The Sim-to-Real Angle
Fast off-policy training is especially relevant for sim-to-real because it shortens the policy development loop. The paper includes a transfer example where a policy trained in MuJoCo Playground is deployed on a Booster T1 humanoid.
The key point is not that one algorithm solves sim-to-real by itself. The deployment still depends on task modeling, observation design, domain randomization, actuation details, safety checks, and reward tuning. FastTD3 makes the iteration loop cheaper, which can make those engineering steps less painful.
What I Would Watch Next
FastTD3 points to a broader direction: off-policy RL may become more useful for robotics when it is designed together with modern simulation and deployment infrastructure.
The next questions are practical:
- Can the same recipe handle richer observations, such as vision or tactile inputs?
- Can replay buffers combine simulation, human demonstrations, and limited real-world rollouts?
- How stable is the method under aggressive domain randomization?
- Can fast off-policy training support online adaptation after deployment?
- How much of the recipe transfers to multi-agent or distributed robot settings?
These questions matter because humanoid control is not only about one benchmark suite. It is about building an RL loop that can support repeated engineering decisions under realistic time budgets.
Takeaway
FastTD3 is useful because it reframes an old algorithm family in a modern systems setting.
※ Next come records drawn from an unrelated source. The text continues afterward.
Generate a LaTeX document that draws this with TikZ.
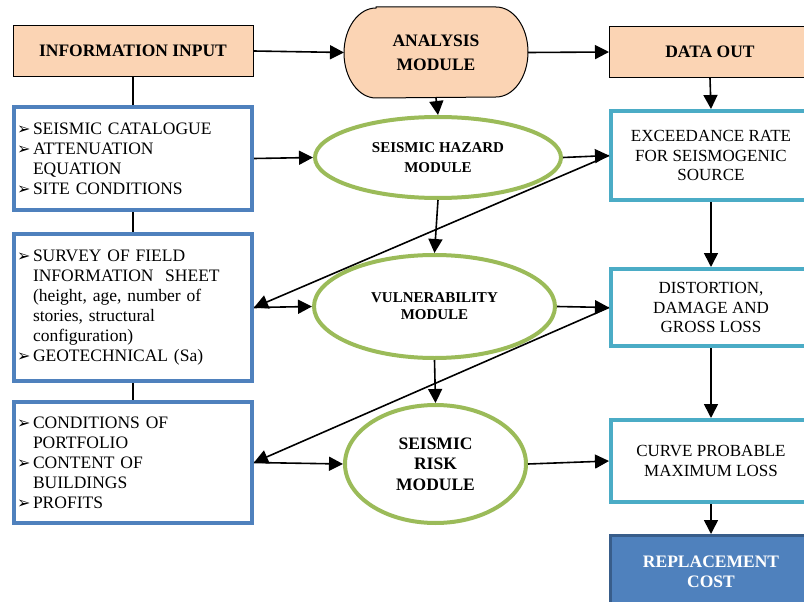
\documentclass[tikz,border=0pt]{standalone}
\usepackage{fontspec}
\setmainfont{Liberation Serif}
\newfontfamily\dejavu{DejaVu Sans}
\usetikzlibrary{shapes.geometric,arrows.meta,backgrounds}
\definecolor{peach}{HTML}{FBD4B4}
\definecolor{bluebd}{HTML}{4F81BD}
\definecolor{greenbd}{HTML}{9BBB59}
\definecolor{tealbd}{HTML}{4BACC6}
\definecolor{darkbd}{HTML}{385D8A}
\newcommand{\bul}{\makebox[16pt][l]{\raisebox{-0.5pt}{\dejavu\fontsize{16}{16}\selectfont ➢}}}
\newcommand{\ind}{\hspace*{16pt}}
\begin{document}
\begin{tikzpicture}[x=1pt,y=-1pt,
 hdr/.style={draw=black, line width=1pt, fill=peach, inner sep=0pt, font=\bfseries\fontsize{17.5}{24}\selectfont, align=center},
 inbox/.style={draw=bluebd, line width=4pt, fill=white, minimum width=238pt, inner xsep=3pt, inner ysep=0pt, text width=232pt, align=left, font=\fontsize{17.5}{20}\selectfont},
 outbox/.style={draw=tealbd, line width=4pt, fill=white, minimum width=200pt, inner sep=0pt, align=center, font=\fontsize{17}{19.5}\selectfont},
 module/.style={ellipse, draw=greenbd, line width=4pt, fill=white, inner sep=0pt, align=center},
 arr/.style={line width=1.6pt, -{Triangle[length=14pt,width=14pt]}},
 lnk/.style={line width=1.6pt}]

\useasboundingbox (0,0) rectangle (804,602);

% header row
\node[hdr, minimum width=240pt, minimum height=51pt] (info) at (133,51) {INFORMATION INPUT};
\node[inner sep=0pt, outer sep=0.5pt, minimum width=183pt, minimum height=90pt, font=\bfseries\fontsize{17.5}{24}\selectfont, align=center] (an) at (436,52.5) {ANALYSIS\\MODULE};
\begin{scope}[on background layer]
\draw[line width=1pt, fill=peach] ([xshift=32pt]an.north west) -- ([xshift=-32pt]an.north east)
  arc[start angle=90, end angle=-90, x radius=32pt, y radius=45pt]
  -- ([xshift=32pt]an.south west)
  arc[start angle=270, end angle=90, x radius=32pt, y radius=45pt] -- cycle;
\end{scope}
\node[hdr, minimum width=201pt, minimum height=51pt] (dout) at (710,52) {DATA OUT};

% left input boxes
\node[inbox, minimum height=103pt] (b1) at (133,158.5) {\bul SEISMIC CATALOGUE\\ \bul ATTENUATION\\ \ind EQUATION\\ \bul SITE CONDITIONS};
\node[inbox, minimum height=147pt] (b2) at (133,307.5) {\bul SURVEY OF FIELD\\ \ind INFORMATION\ \ SHEET\\ \ind (height, age, number of\\ \ind stories, structural\\ \ind configuration)\\ \bul GEOTECHNICAL (Sa)};
\node[inbox, minimum height=121pt] (b3) at (133,462.5) {\bul CONDITIONS OF\\ \ind PORTFOLIO\\ \bul CONTENT OF\\ \ind BUILDINGS\\ \bul PROFITS};

% modules
\node[module, minimum width=246pt, minimum height=81pt, font=\bfseries\fontsize{15}{20}\selectfont] (haz) at (438,157.5) {SEISMIC HAZARD\\MODULE};
\node[module, minimum width=241pt, minimum height=103pt, font=\bfseries\fontsize{15}{17}\selectfont] (vul) at (434.5,306.5) {VULNERABILITY\\MODULE};
\node[module, minimum width=181pt, minimum height=118pt, font=\bfseries\fontsize{17.5}{20.5}\selectfont] (risk) at (435.5,464) {SEISMIC\\RISK\\MODULE};

% output boxes
\node[outbox, minimum height=89pt] (exc) at (711,155.5) {EXCEEDANCE RATE\\FOR SEISMOGENIC\\SOURCE};
\node[outbox, minimum height=77pt] (dis) at (711,307.5) {DISTORTION,\\DAMAGE AND\\GROSS LOSS};
\node[outbox, minimum height=82pt] (cur) at (711,461) {CURVE PROBABLE\\MAXIMUM LOSS};
\node[draw=darkbd, line width=3pt, fill=bluebd, text=white, minimum width=201pt, minimum height=73pt, inner sep=0pt, align=center, font=\bfseries\fontsize{17.5}{19.5}\selectfont] (rep) at (711,572) {REPLACEMENT\\COST};

% plain links
\draw[lnk] (info.south) -- (b1.north);
\draw[lnk] (b1.south) -- (b2.north);
\draw[lnk] (b2.south) -- (b3.north);

% arrows
\draw[arr] (info.east) -- (an.west);
\draw[arr] (an.east) -- (dout.west);
\draw[arr] (an.south) -- (haz.north);
\draw[arr] (dout.south) -- (exc.north);
\draw[arr] (b1.east) -- (haz.west);
\draw[arr] (haz.east) -- (exc.west);
\draw[arr] (exc.west) -- (b2.east);
\draw[arr] (b2.east) -- (vul.west);
\draw[arr] (haz.south) -- (vul.north);
\draw[arr] (vul.east) -- (dis.west);
\draw[arr] (dis.west) -- (b3.east);
\draw[arr] (b3.east) -- (risk.west);
\draw[arr] (vul.south) -- (risk.north);
\draw[arr] (risk.east) -- (cur.west);
\draw[arr] (exc.south) -- (dis.north);
\draw[arr] (dis.south) -- (cur.north);
\draw[arr] (cur.south) -- (rep.north);
\end{tikzpicture}
\end{document}
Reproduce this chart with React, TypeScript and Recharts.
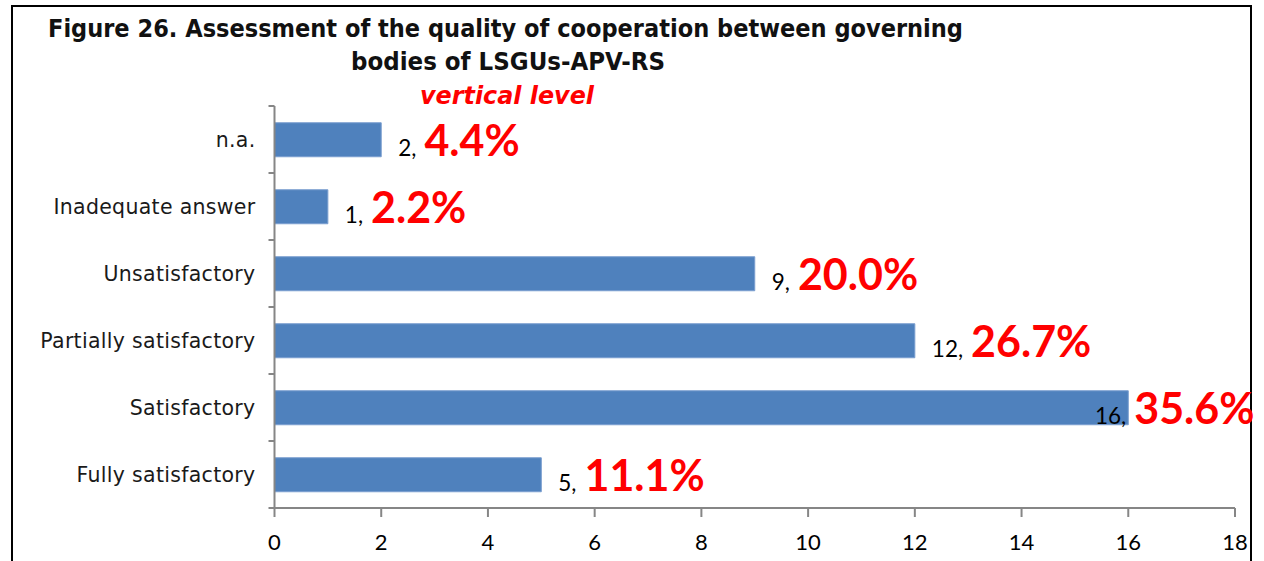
import React from "react";
import { BarChart, Bar, XAxis, YAxis, LabelList } from "recharts";

const categories = [
  "n.a.",
  "Inadequate answer",
  "Unsatisfactory",
  "Partially satisfactory",
  "Satisfactory",
  "Fully satisfactory",
];
const counts = [2, 1, 9, 12, 16, 5];
const percentLabels = ["4.4%", "2.2%", "20.0%", "26.7%", "35.6%", "11.1%"];
const xTicks = [0, 2, 4, 6, 8, 10, 12, 14, 16, 18];

const data = categories.map((name, i) => ({ name, value: counts[i], pct: percentLabels[i] }));

const W = 1264;
const H = 561;
const M = { top: 106, right: 29, bottom: 0, left: 0 };
const Y_AXIS_W = 274.5;
const X_AXIS_H = 53;
const PLOT_H = H - M.top - M.bottom - X_AXIS_H;
const BAND = PLOT_H / categories.length;
const AXIS_COLOR = "#868686";

const YTick = (props: any) => {
  const { x, y, payload, index } = props;
  return (
    <g>
      <text
        x={x - 19}
        y={y}
        textAnchor="end"
        dominantBaseline="central"
        fontFamily="'DejaVu Sans', sans-serif"
        fontSize={20.5}
        letterSpacing={0.3}
        fill="#1a1a1a"
      >
        {payload.value}
      </text>
      <line x1={x - 6} x2={x} y1={y - BAND / 2} y2={y - BAND / 2} stroke={AXIS_COLOR} strokeWidth={2} />
      {index === categories.length - 1 && (
        <line x1={x - 6} x2={x} y1={y + BAND / 2} y2={y + BAND / 2} stroke={AXIS_COLOR} strokeWidth={2} />
      )}
    </g>
  );
};

const ValueLabel = (props: any) => {
  const { x, y, width, height, value, index } = props;
  const pct = percentLabels[index];
  const start = x + width + 17;
  const estWidth = String(value).length * 13 + 15 + pct.length * 24;
  const maxRight = 1256;
  const sx = start + estWidth > maxRight ? maxRight - estWidth : start;
  return (
    <text x={sx} y={y + height / 2 + 16}>
      <tspan fontFamily="Lato, sans-serif" fontSize={22.5} fill="#000">
        {value + ","}
      </tspan>
      <tspan dx={8} fontFamily="Lato, sans-serif" fontSize={43} fontWeight="bold" fill="#FF0000">
        {pct}
      </tspan>
    </text>
  );
};

export default function App() {
  return (
    <div style={{ position: "fixed", left: 0, top: 0, width: W, height: H, background: "#fff" }}>
      <div
        style={{
          position: "absolute",
          left: 11,
          top: 5,
          width: 1254 - 11 - 2,
          height: 600,
          border: "2px solid #000",
          boxSizing: "border-box",
        }}
      />
      <svg width={W} height={120} style={{ position: "absolute", left: 0, top: 0 }}>
        <text
          x={48}
          y={37}
          fontFamily="'DejaVu Sans', sans-serif"
          fontWeight="bold"
          fontSize={24}
          fill="#111"
          textLength={915}
          lengthAdjust="spacingAndGlyphs"
        >
          Figure 26. Assessment of the quality of cooperation between governing
        </text>
        <text
          x={351}
          y={70}
          fontFamily="'DejaVu Sans', sans-serif"
          fontWeight="bold"
          fontSize={24}
          fill="#111"
          textLength={314}
          lengthAdjust="spacingAndGlyphs"
        >
          bodies of LSGUs-APV-RS
        </text>
        <text
          x={420}
          y={104}
          fontFamily="'DejaVu Sans', sans-serif"
          fontWeight="bold"
          fontStyle="italic"
          fontSize={24}
          fill="#FF0000"
          textLength={174}
          lengthAdjust="spacingAndGlyphs"
        >
          vertical level
        </text>
      </svg>
      <div style={{ position: "absolute", left: 0, top: 0 }}>
        <BarChart
          width={W}
          height={H}
          data={data}
          layout="vertical"
          margin={M}
          barCategoryGap="25%"
          style={{ overflow: "visible" }}
        >
          <XAxis
            type="number"
            domain={[0, 18]}
            ticks={xTicks}
            interval={0}
            height={X_AXIS_H}
            stroke={AXIS_COLOR}
            strokeWidth={2}
            tickSize={9}
            tickMargin={17}
            tick={{ fill: "#000", fontSize: 22, fontFamily: "Lato, sans-serif" }}
            tickLine={{ stroke: AXIS_COLOR, strokeWidth: 2 }}
          />
          <YAxis
            type="category"
            dataKey="name"
            width={Y_AXIS_W}
            stroke={AXIS_COLOR}
            strokeWidth={2}
            tickSize={0}
            tickMargin={0}
            tickLine={false}
            tick={<YTick />}
            interval={0}
          />
          <Bar dataKey="value" fill="#4F81BD" stroke="#7A9ECF" strokeWidth={1} isAnimationActive={false}>
            <LabelList dataKey="value" content={<ValueLabel />} />
          </Bar>
        </BarChart>
      </div>
    </div>
  );
}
TD3 did not come back because deterministic policy gradients suddenly became easy. It came back because parallel simulation, large-batch training, distributional critics, and careful implementation made off-policy RL practical enough to compete on wall-clock speed.
For robotics, that is the real lesson: algorithm design and systems design are no longer separable. The best policy optimizer is not just the one with the cleanest objective; it is the one that fits the data pipeline, simulator, hardware, reward iteration loop, and deployment plan.